Quanto à união homoafetiva, há estudos internacionais que mostram que ela tende a ser tão estável quanto as uniões heteroafetivas. Além disso, outros estudos mostram que crianças criadas por casais do mesmo sexo não têm uma vida pior do que crianças criadas por casais homem-mulher.

Sendo assim, além do fato de se relacionarem afetiva e sexualmente com pessoas do mesmo sexo, não existe nenhuma característica em pessoas homossexuais que poderia ser um fator de sofrimento. E se não traz sofrimento, não deve ser alvo de intervenção psicológica.

Mais do que isso, diante do que se tem documentado até hoje, a orientação sexual é efetivamente “intratável”. Não existem relatos científicos confiáveis de qualquer procedimento capaz de modificar a orientação sexual de uma pessoa. Aqueles que se dizem “ex-gays” são pessoas que conseguiram se conter no sentido de não se engajar em relações sexuais com pessoas do mesmo sexo, mas isso não implica que algo na sua sexualidade ou preferência sexual efetivamente tenha sido modificado. Além disso, relatos de tentativas da chamada “terapia de conversão” têm mostrado efeitos psicológicos bastante indesejáveis nos participantes, eventualmente resultado em suicídio.

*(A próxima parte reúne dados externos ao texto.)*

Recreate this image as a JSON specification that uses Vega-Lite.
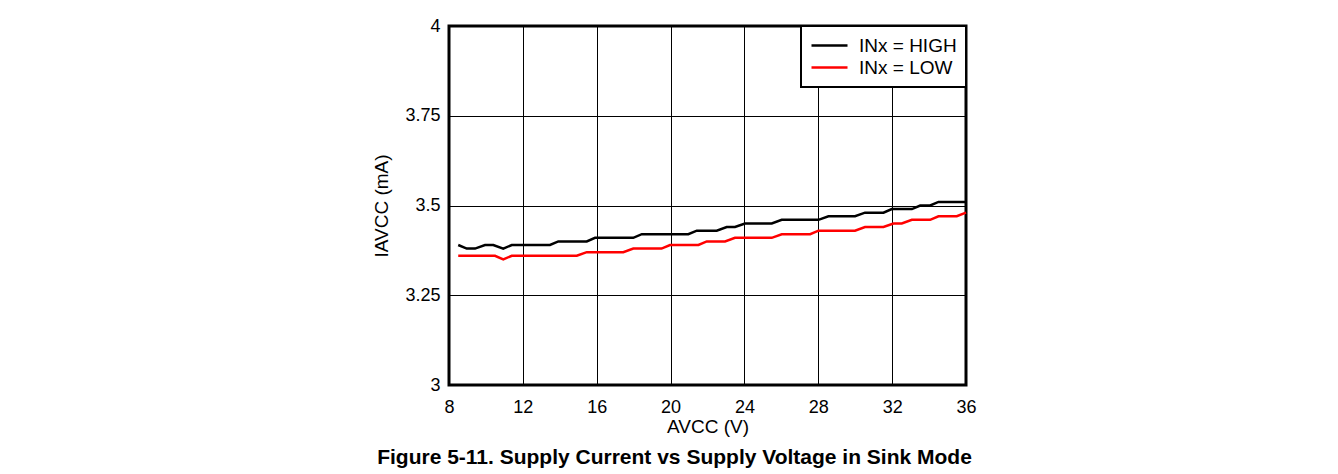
{
  "$schema": "https://vega.github.io/schema/vega-lite/v6.json",
  "width": 517,
  "height": 359,
  "autosize": {"type": "none"},
  "padding": {"left": 449, "top": 26, "right": 372, "bottom": 89},
  "background": "white",
  "title": {
    "text": "Figure 5-11. Supply Current vs Supply Voltage in Sink Mode",
    "orient": "bottom",
    "anchor": "middle",
    "dx": -33,
    "offset": 11,
    "font": "Liberation Sans",
    "fontSize": 21,
    "fontWeight": "bold",
    "color": "#000000"
  },
  "data": {
    "values": [
      {"v": 8.5, "i": 3.39, "s": "INx = HIGH"},
      {"v": 8.96, "i": 3.38, "s": "INx = HIGH"},
      {"v": 9.41, "i": 3.38, "s": "INx = HIGH"},
      {"v": 9.95, "i": 3.39, "s": "INx = HIGH"},
      {"v": 10.4, "i": 3.39, "s": "INx = HIGH"},
      {"v": 10.94, "i": 3.38, "s": "INx = HIGH"},
      {"v": 11.4, "i": 3.39, "s": "INx = HIGH"},
      {"v": 13.47, "i": 3.39, "s": "INx = HIGH"},
      {"v": 13.92, "i": 3.40, "s": "INx = HIGH"},
      {"v": 15.46, "i": 3.40, "s": "INx = HIGH"},
      {"v": 15.91, "i": 3.41, "s": "INx = HIGH"},
      {"v": 17.98, "i": 3.41, "s": "INx = HIGH"},
      {"v": 18.44, "i": 3.42, "s": "INx = HIGH"},
      {"v": 20.96, "i": 3.42, "s": "INx = HIGH"},
      {"v": 21.42, "i": 3.43, "s": "INx = HIGH"},
      {"v": 22.5, "i": 3.43, "s": "INx = HIGH"},
      {"v": 23.04, "i": 3.44, "s": "INx = HIGH"},
      {"v": 23.49, "i": 3.44, "s": "INx = HIGH"},
      {"v": 24.03, "i": 3.45, "s": "INx = HIGH"},
      {"v": 25.48, "i": 3.45, "s": "INx = HIGH"},
      {"v": 26.02, "i": 3.46, "s": "INx = HIGH"},
      {"v": 28.01, "i": 3.46, "s": "INx = HIGH"},
      {"v": 28.55, "i": 3.47, "s": "INx = HIGH"},
      {"v": 29.99, "i": 3.47, "s": "INx = HIGH"},
      {"v": 30.53, "i": 3.48, "s": "INx = HIGH"},
      {"v": 31.53, "i": 3.48, "s": "INx = HIGH"},
      {"v": 31.98, "i": 3.49, "s": "INx = HIGH"},
      {"v": 33.07, "i": 3.49, "s": "INx = HIGH"},
      {"v": 33.52, "i": 3.50, "s": "INx = HIGH"},
      {"v": 34.06, "i": 3.50, "s": "INx = HIGH"},
      {"v": 34.51, "i": 3.51, "s": "INx = HIGH"},
      {"v": 36, "i": 3.51, "s": "INx = HIGH"},
      {"v": 8.5, "i": 3.36, "s": "INx = LOW"},
      {"v": 10.49, "i": 3.36, "s": "INx = LOW"},
      {"v": 10.94, "i": 3.35, "s": "INx = LOW"},
      {"v": 11.4, "i": 3.36, "s": "INx = LOW"},
      {"v": 14.92, "i": 3.36, "s": "INx = LOW"},
      {"v": 15.46, "i": 3.37, "s": "INx = LOW"},
      {"v": 17.44, "i": 3.37, "s": "INx = LOW"},
      {"v": 17.98, "i": 3.38, "s": "INx = LOW"},
      {"v": 19.51, "i": 3.38, "s": "INx = LOW"},
      {"v": 19.97, "i": 3.39, "s": "INx = LOW"},
      {"v": 21.51, "i": 3.39, "s": "INx = LOW"},
      {"v": 21.96, "i": 3.40, "s": "INx = LOW"},
      {"v": 22.95, "i": 3.40, "s": "INx = LOW"},
      {"v": 23.49, "i": 3.41, "s": "INx = LOW"},
      {"v": 25.48, "i": 3.41, "s": "INx = LOW"},
      {"v": 26.02, "i": 3.42, "s": "INx = LOW"},
      {"v": 27.56, "i": 3.42, "s": "INx = LOW"},
      {"v": 28.01, "i": 3.43, "s": "INx = LOW"},
      {"v": 29.99, "i": 3.43, "s": "INx = LOW"},
      {"v": 30.53, "i": 3.44, "s": "INx = LOW"},
      {"v": 31.53, "i": 3.44, "s": "INx = LOW"},
      {"v": 32.07, "i": 3.45, "s": "INx = LOW"},
      {"v": 32.52, "i": 3.45, "s": "INx = LOW"},
      {"v": 33.07, "i": 3.46, "s": "INx = LOW"},
      {"v": 34.06, "i": 3.46, "s": "INx = LOW"},
      {"v": 34.51, "i": 3.47, "s": "INx = LOW"},
      {"v": 35.5, "i": 3.47, "s": "INx = LOW"},
      {"v": 36, "i": 3.48, "s": "INx = LOW"}
    ]
  },
  "mark": {"type": "line", "strokeWidth": 2.5, "interpolate": "linear"},
  "encoding": {
    "x": {
      "field": "v",
      "type": "quantitative",
      "scale": {"domain": [8, 36], "nice": false, "zero": false},
      "axis": {
        "title": "AVCC (V)",
        "values": [8, 12, 16, 20, 24, 28, 32, 36],
        "labelExpr": "'' + datum.value",
        "labelFlush": false,
        "labelOverlap": false,
        "ticks": false,
        "domain": false,
        "grid": true,
        "gridColor": "#000000",
        "gridWidth": 1,
        "gridOpacity": 1,
        "labelPadding": 13,
        "labelFontSize": 18,
        "labelFont": "Liberation Sans",
        "labelColor": "#000000",
        "titleFont": "Liberation Sans",
        "titleFontSize": 19,
        "titleFontWeight": "normal",
        "titleColor": "#000000",
        "titlePadding": 1
      }
    },
    "y": {
      "field": "i",
      "type": "quantitative",
      "scale": {"domain": [3, 4], "nice": false, "zero": false},
      "axis": {
        "title": "IAVCC (mA)",
        "values": [3, 3.25, 3.5, 3.75, 4],
        "labelExpr": "'' + datum.value",
        "labelFlush": false,
        "labelOverlap": false,
        "ticks": false,
        "domain": false,
        "grid": true,
        "gridColor": "#000000",
        "gridWidth": 1,
        "gridOpacity": 1,
        "labelPadding": 9,
        "labelFontSize": 18,
        "labelFont": "Liberation Sans",
        "labelColor": "#000000",
        "titleFont": "Liberation Sans",
        "titleFontSize": 19,
        "titleFontWeight": "normal",
        "titleColor": "#000000",
        "titlePadding": 13
      }
    },
    "color": {
      "field": "s",
      "type": "nominal",
      "scale": {"domain": ["INx = HIGH", "INx = LOW"], "range": ["#000000", "#ff0000"]},
      "legend": {
        "title": null,
        "orient": "top-right",
        "offset": 0,
        "symbolType": "M-2,0H2",
        "symbolSize": 324,
        "symbolStrokeWidth": 2.5,
        "symbolOffset": 9,
        "labelFont": "Liberation Sans",
        "labelFontSize": 19,
        "labelColor": "#000000",
        "labelOffset": 19,
        "rowPadding": 1,
        "padding": 9,
        "strokeColor": "#000000",
        "fillColor": "#ffffff",
        "encode": {"legend": {"update": {"strokeWidth": {"value": 2}}}}
      }
    }
  },
  "config": {
    "view": {"stroke": "#000000", "strokeWidth": 3},
    "font": "Liberation Sans"
  }
}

Poder-se-ia argumentar que a homossexualidade é um problema psicológico legítimo para alguém que vive em um contexto homofóbico, pois essa pessoa sofrerá por ser vítima de preconceito. Várias vezes já ouvi homossexuais dizendo “se eu pudesse escolher, seria muito mais fácil ser heterossexual”, assim como pais de homossexuais dizendo “eu não quero que meu filho seja gay por medo de que sofra preconceito”. Mudar para se “ajustar ao meio” não é em si de todo indesejável. Mas quando é o próprio interesse de mudança que traz sofrimento ao indivíduo e essa mudança nem mesmo é possível, deixamos de ter um problema tratável. Se o psicólogo quer realmente trazer saúde e bem-estar a essa pessoa, o único caminho possível é a aceitação.


O ponto ao qual quero chegar é: para a Psicologia a homossexualidade é apenas uma característica individual, não é uma doença, ou um problema, ou um transtorno, ou nada que possa ser patologizável. Essa não é a posição de algumas psicologias, e sim da profissão como um todo. Sendo assim, não cabe ao psicólogo julgar a homossexualidade como algo ruim. Aquele que o faz está colocando seus próprios valores pessoais (ou morais, ou religiosos, ou familiares, ou quaisquer que sejam) na frente da sua profissão. A pessoa que vai até um psicólogo está em busca de um saber científico que possa trazer-lhe bem-estar, e não de uma pessoa que vá tentar lhe impor seus próprios valores pessoais.

O problema do psicólogo homofóbico não é só a homofobia, porque se fosse ele poderia, em tese, simplesmente não atender homossexuais (como já vi muitos estudantes de psicologia declarando que não fariam) e continuar sendo um bom profissional com o resto da população. Mas um psicólogo incapaz de exercitar aceitação acima de seus valores individuais simplesmente não está sendo profissional. Essa pessoa estará fazendo um péssimo exercício da profissão.

Peço a todos os meus alunos, estudantes e profissionais da área que tenham preconceito com qualquer tipo de população que pensem com muito carinho no seu verdadeiro papel enquanto psicólogo, e também nessas pessoas as quais estão rejeitando. No final das contas, tudo se resume ao que efetivamente nos fará bons profissionais capazes de trazer bem estar àqueles que procuram nosso trabalho. Aqueles que não conseguem encontrar em si a capacidade de aceitar o ser humano incondicionalmente (pois a aceitação precede qualquer trabalho do Psicólogo), pelo menos se esforcem um pouquinho para não denegrir a profissão daqueles que estão tentando fazer a coisa do jeito certo.